Since the end of the 1960s, the environmental vocation of his work found a way to express itself in some projects of public interventions in the United States (with large-format sculptures of different types inserted in the urban fabric of Atlanta, Baltimore, Rochester) and in Italy, also for ecclesiastical commissions (church of Santo Spirito in Bergamo). His sculpture was taking on dramatic features, in the configurations of anthropomorphic ancestry, which related to the architectural modules, to deny their rationality.

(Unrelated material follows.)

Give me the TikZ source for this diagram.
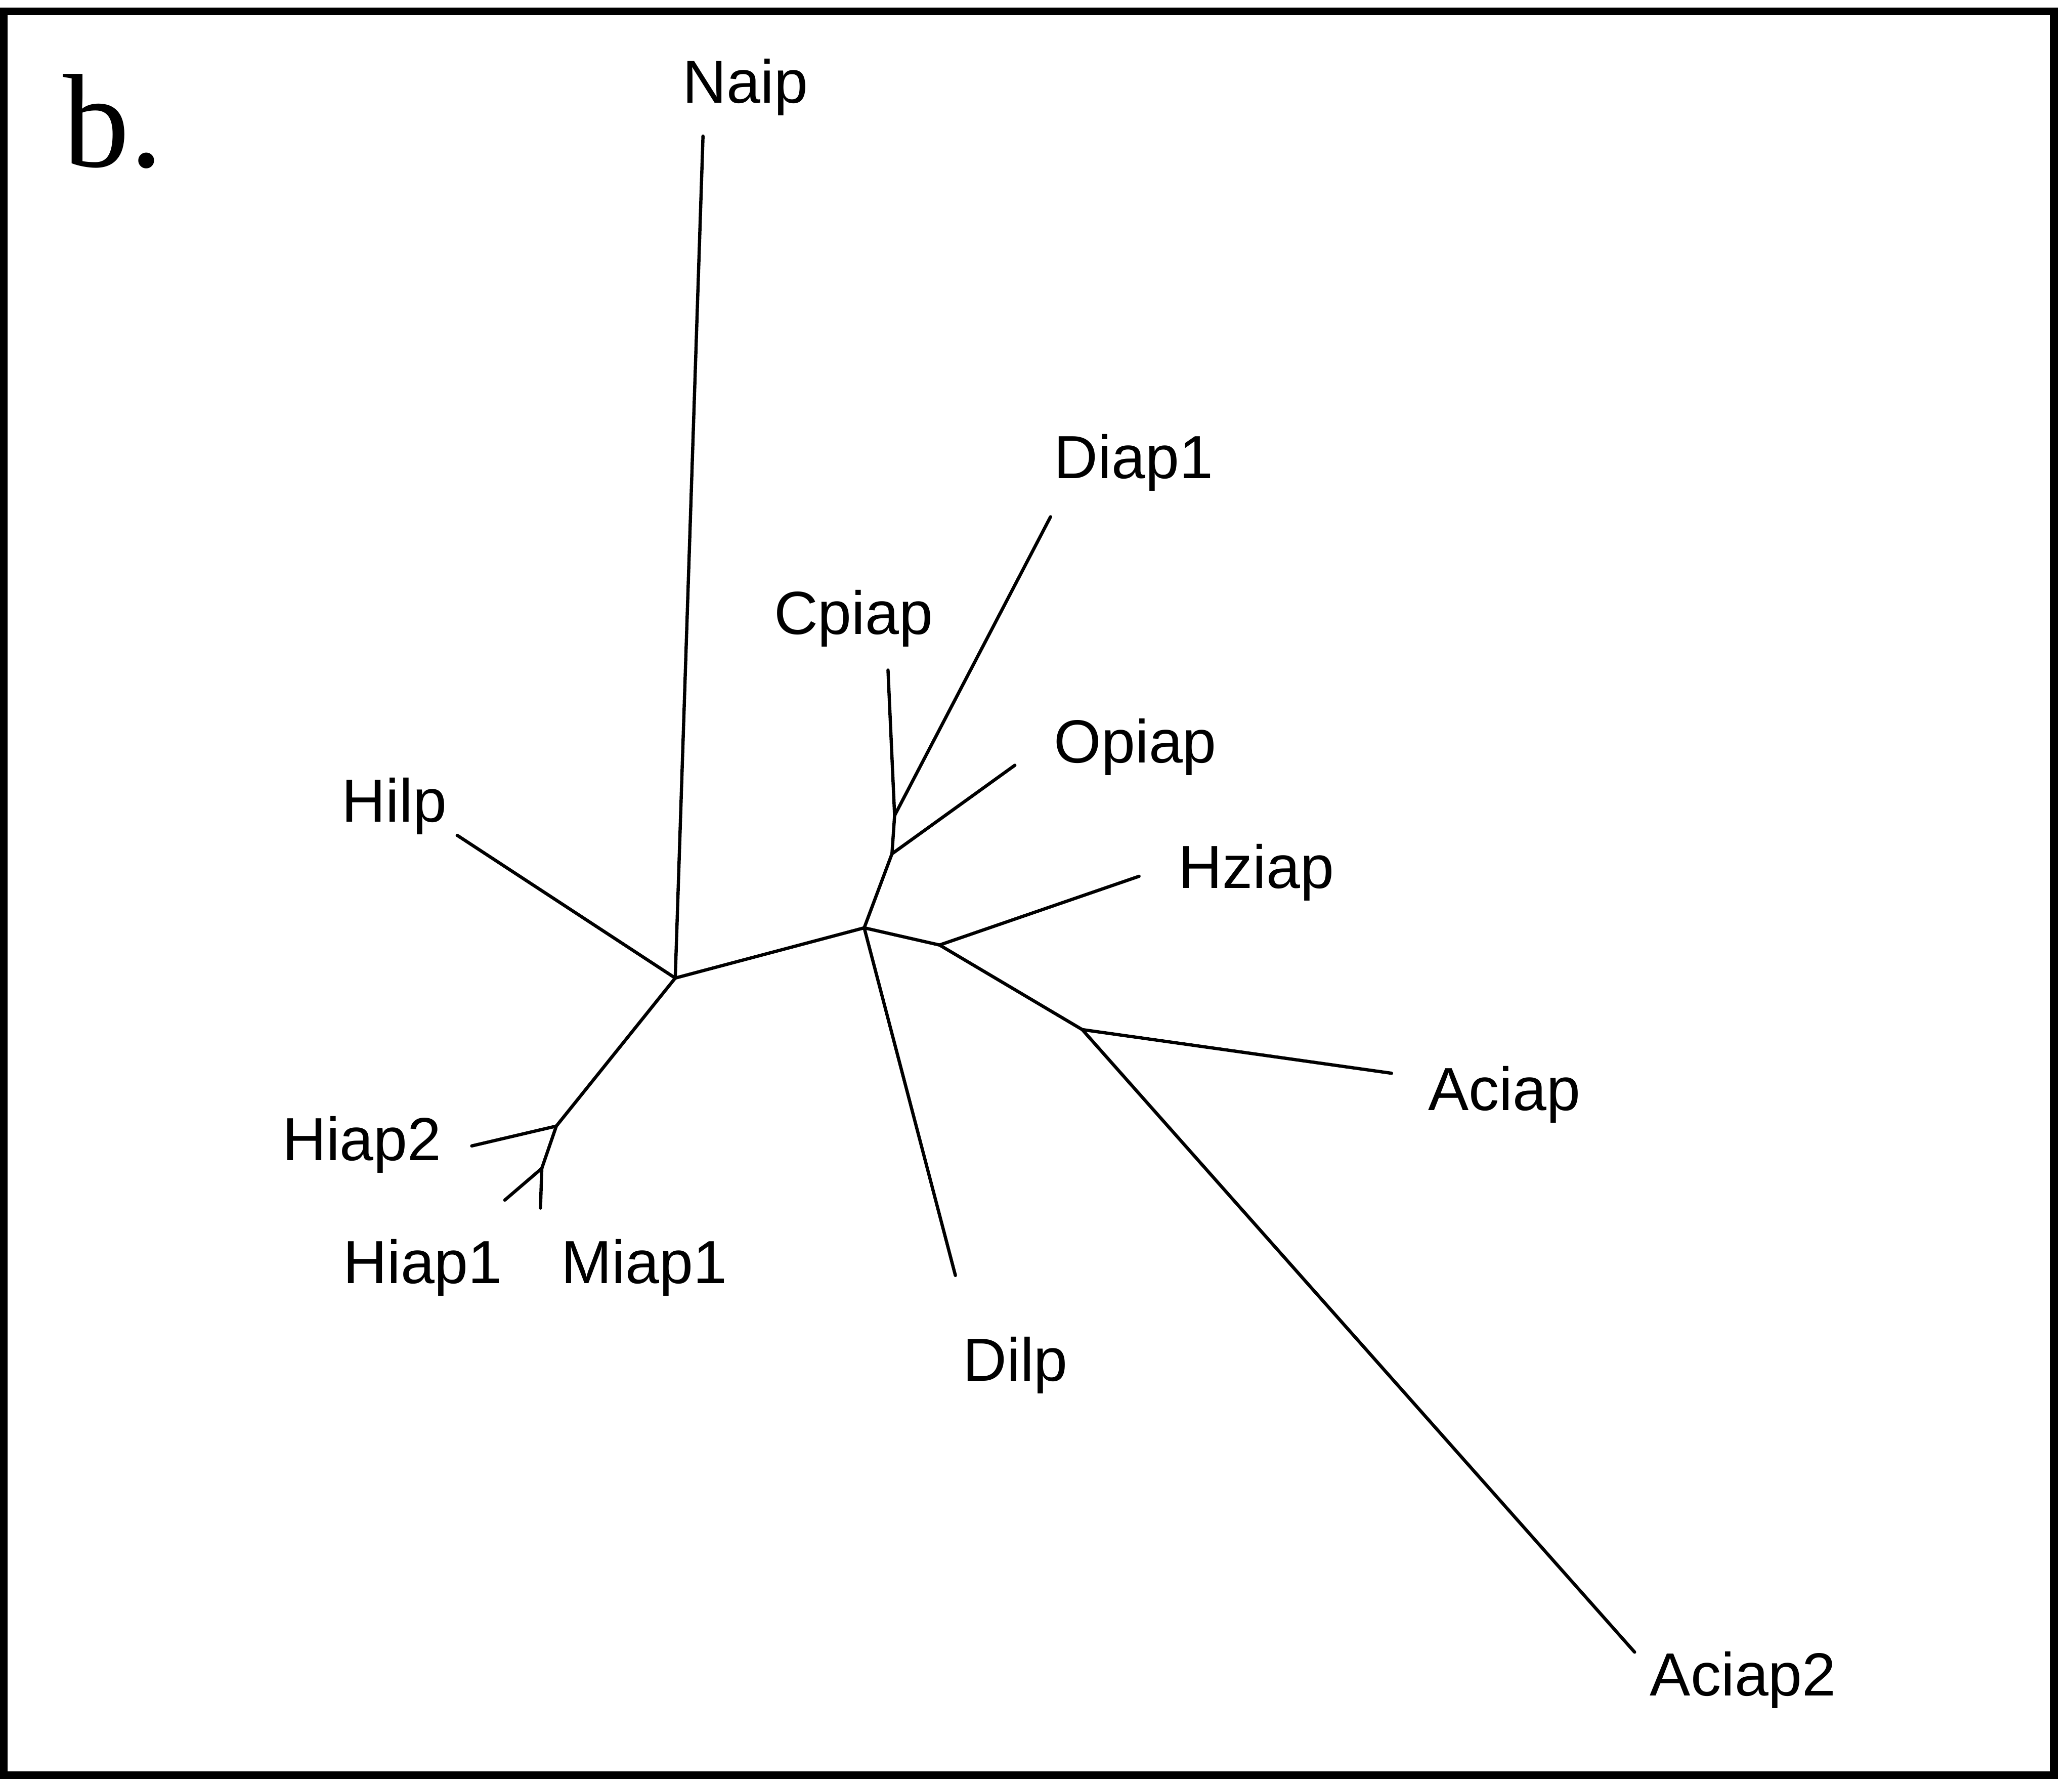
\documentclass[tikz,border=0pt]{standalone}
\usepackage{fontspec}
\newfontfamily\taxonfont{Liberation Sans}
\newfontfamily\panelfont{Liberation Serif}
\begin{document}
\begin{tikzpicture}[x=0.01cm,y=-0.01cm,
  branch/.style={line width=0.7pt,line cap=round,line join=round},
  taxon/.style={anchor=base west,inner sep=0pt,font=\taxonfont\fontsize{13.1}{15}\selectfont},
  frame/.style={line width=1.6pt}]
\useasboundingbox (0,0) rectangle (1568,1348);
\draw[frame] (3,8.5) rectangle (1554.5,1343);
\node[anchor=base west,inner sep=0pt,font=\panelfont\fontsize{28.7}{30}\selectfont] (panel) at (47,126) {b.};

% internal branch points
\coordinate (nA) at (511,740);
\coordinate (nB) at (421,852);
\coordinate (nC) at (410,884);
\coordinate (nD) at (654,702);
\coordinate (nE) at (675,646);
\coordinate (nF) at (677,617);
\coordinate (nG) at (711,715);
\coordinate (nH) at (819,779);

% leaf tips
\coordinate (tNaip) at (532,103);
\coordinate (tHilp) at (346,632);
\coordinate (tHiap2) at (357,867);
\coordinate (tHiap1) at (382,908);
\coordinate (tMiap1) at (409,914);
\coordinate (tCpiap) at (672,507);
\coordinate (tDiap1) at (795,391);
\coordinate (tOpiap) at (768,579);
\coordinate (tHziap) at (862,663);
\coordinate (tAciap) at (1053,812);
\coordinate (tAciap2) at (1237,1250);
\coordinate (tDilp) at (723,965);

% tree
\draw[branch] (nA) -- (tNaip);
\draw[branch] (nA) -- (tHilp);
\draw[branch] (nA) -- (nB);
\draw[branch] (nB) -- (tHiap2);
\draw[branch] (nB) -- (nC);
\draw[branch] (nC) -- (tHiap1);
\draw[branch] (nC) -- (tMiap1);
\draw[branch] (nA) -- (nD);
\draw[branch] (nD) -- (nE);
\draw[branch] (nE) -- (tOpiap);
\draw[branch] (nE) -- (nF);
\draw[branch] (nF) -- (tCpiap);
\draw[branch] (nF) -- (tDiap1);
\draw[branch] (nD) -- (tDilp);
\draw[branch] (nD) -- (nG);
\draw[branch] (nG) -- (tHziap);
\draw[branch] (nG) -- (nH);
\draw[branch] (nH) -- (tAciap);
\draw[branch] (nH) -- (tAciap2);

% taxon labels
\node[taxon] (Naip) at (516,78) {Naip};
\node[taxon] (Diap1) at (797,362) {Diap1};
\node[taxon] (Cpiap) at (585,480) {Cpiap};
\node[taxon] (Opiap) at (797,577) {Opiap};
\node[taxon] (Hilp) at (258,622) {Hilp};
\node[taxon] (Hziap) at (891,672) {Hziap};
\node[taxon] (Aciap) at (1080,840) {Aciap};
\node[taxon] (Hiap2) at (213,878) {Hiap2};
\node[taxon] (Hiap1) at (259,971) {Hiap1};
\node[taxon] (Miap1) at (424,971) {Miap1};
\node[taxon] (Dilp) at (728,1045) {Dilp};
\node[taxon] (Aciap2) at (1248,1283) {Aciap2};
\end{tikzpicture}
\end{document}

From this season comes the series of drawings and reflections for the volume created with Enrico Crispolti Urban Urgencies (Mazzotta, Milan, 1972), a turning point for a different kind of environmental connotation, including participation in the Volterra 73 and Operazione Arcevia initiatives (1975-1976), proposals for urban reconfiguration, is a first consequence. From these premises was born the series of “Carnifications of an architecture” (1974-78), sculptures inspired by the comparison with the structures of the modern city, of which New York is the model, and the photomontages of utopian setting that make them explicit.

In the second half of the 70s, in the wake of relentless exploration of the transformation of the plastic
form into a representative synthesis, Somaini focused on the Antropoammoniti cycle to express a recovery of
the organic dimension, which will supersede the forms of mechanical rationality. In this framework, he also
retrieved marble processing, besides relying on resins thanks to their plastic ductility. Sculpture was therefore
conceived as an active form, the result of internal turmoil, but also adaptable to a physical action exerted on
the exterior, through the configuration of ‘traces’ ( tracce ) produced by plastic bodies, in the pursuit of a
relationship between matrix and print. By referring to anthropomorphism, the sense of myth emerged , evoked
by the processes employed and the form yielded, which stemmed from the combination of the materials used
and the action of transformation dictated by the artist who, relying on his ‘workshop techniques’ (e.g., the
processing of volumes and surfaces with high pressure sandblasting, which Somaini began experimenting with
in the mid seventies), is the creator of a metamorphosis of matter and image.
During these years, several monumental works created by Somaini were installed in Italy and Japan
His works were displayed at several solo shows (for instance, his personal hall at the 1978 Venice Art Biennale)
and retrospective exhibitions (Duisburg, 1979; Rotonda in Via Besana, Milan, 1990; Palazzo di Brera, Milan,
1997; Pergine Valsugana, 2000).

“Fuorimostra”

The exhibition is completed by an itinerary that takes us beyond the exhibition venues to visit monumental works
created by the sculptor in the Lombard capital, where he trained, lived, and worked for many years, as well as some neighboring cities: Bergamo, Como and Monza, and even small towns, like Lomazzo, his birthplace, Cernobbio, Menaggio, Viggiù, and Voghera. These works, taken together, enable us to recapitulate the achievement of over almost half a century by the artist, accustomed to “work on the large scale”, with the conviction that “the only future left to sculpture is the urban and social field, and the measure and the modes that follow from this.” (Francesco Somaini, Observations on sculptures, 1974, manuscript, Archivio Francesco Somaini). Among his many works in the field of sculpture (from the Monument to Italian Seafarers in Milan, to the Gateway to Europe at Montano Lucino), the arts applied to architecture with floor mosaics, stained glass windows, and design, created in collaboration with
Ico Parisi and Luigi Caccia Dominioni, we can make out two paths, distinct and parallel, one of an existential and religious nature, linked to the recovery of the symbol of the cross (from the Croce in the Monumental Cemetery of Como, to the Carnified Architecture: Great Martyrdom in Monza Cemetery), the other civil and urban, with the experiences mentioned above. Other unmissable examples of Somaini’s production are preserved in museums
and institutions such as the Museo del Novecento and the Triennale Design Museum in Milan and the MA*GA at Gallarate.